GenBank dataset#

class igua.dataset.genbank.GenBankDataset(path, *, gene_feature='CDS')#

A dataset composed of gene clusters in a GenBank file.

GenBank files are commonly used to distribute a genomic sequence with associated metadata inside a single file.

Note

This method treats each GenBank record as an independent gene cluster and extracts the full record sequence and all the annotated genes. For GenBank files obtained with antiSMASH, please use the AntiSMASHGenBankDataset class to enable correct processing of the antiSMASH regions.

__init__(path, *, gene_feature='CDS')#

Create a new GenBank dataset.

Parameters:
  • input (pathlib.Path) – The path to a GenBank file.

  • gene_feature (str) – The GenBank feature to extract gene sequences from.
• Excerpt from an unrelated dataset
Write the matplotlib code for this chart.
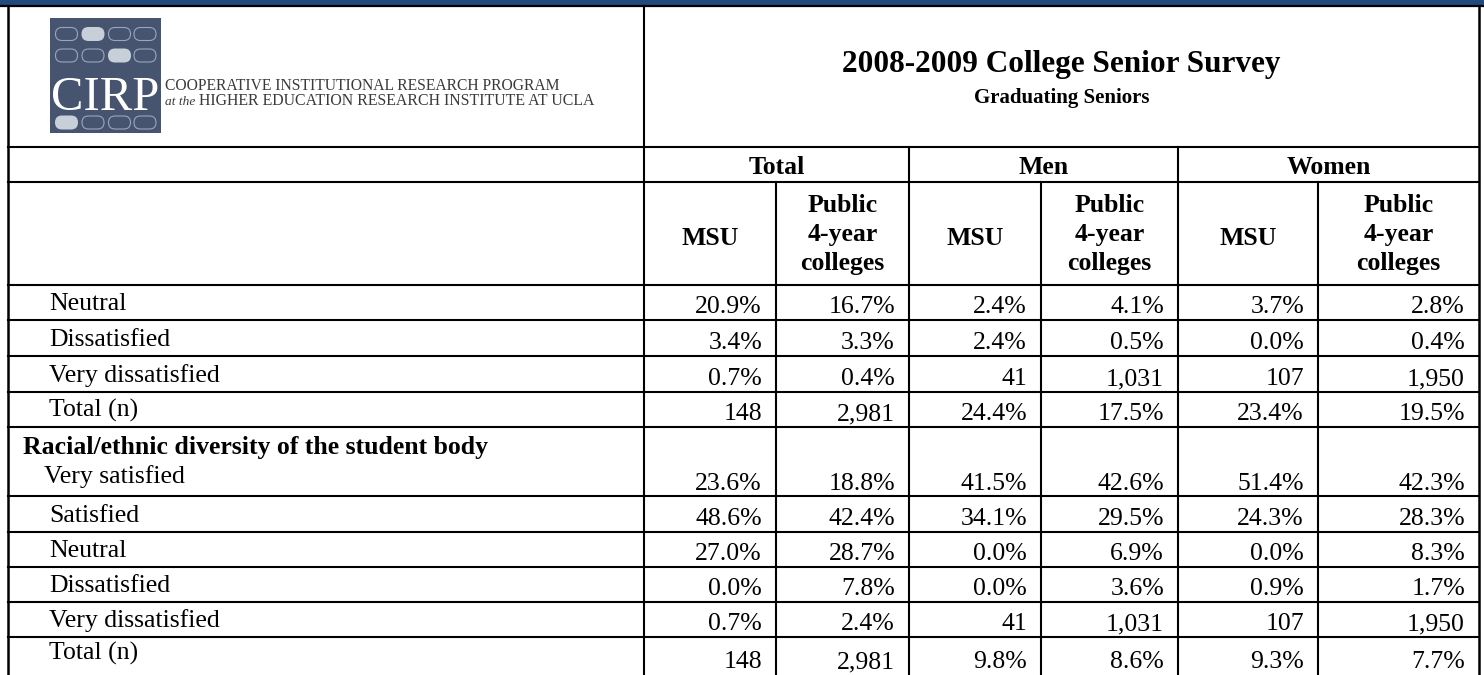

Defaults to CDS which is used by most annotation tools.

extract_clusters(progress)#

Extract the clusters from the dataset.

Parameters:

progress (rich.progress.Progress) – A Progress instance that can be used for tracking progress.

Yields:

Cluster – A cluster object for each gene cluster to be processed in the dataset.

extract_proteins(progress, clusters)#

Extracts protein sequences from GenBank files.

Parameters:
Yields:

Protein – A protein object for each protein of the gene clusters to be processed in the dataset.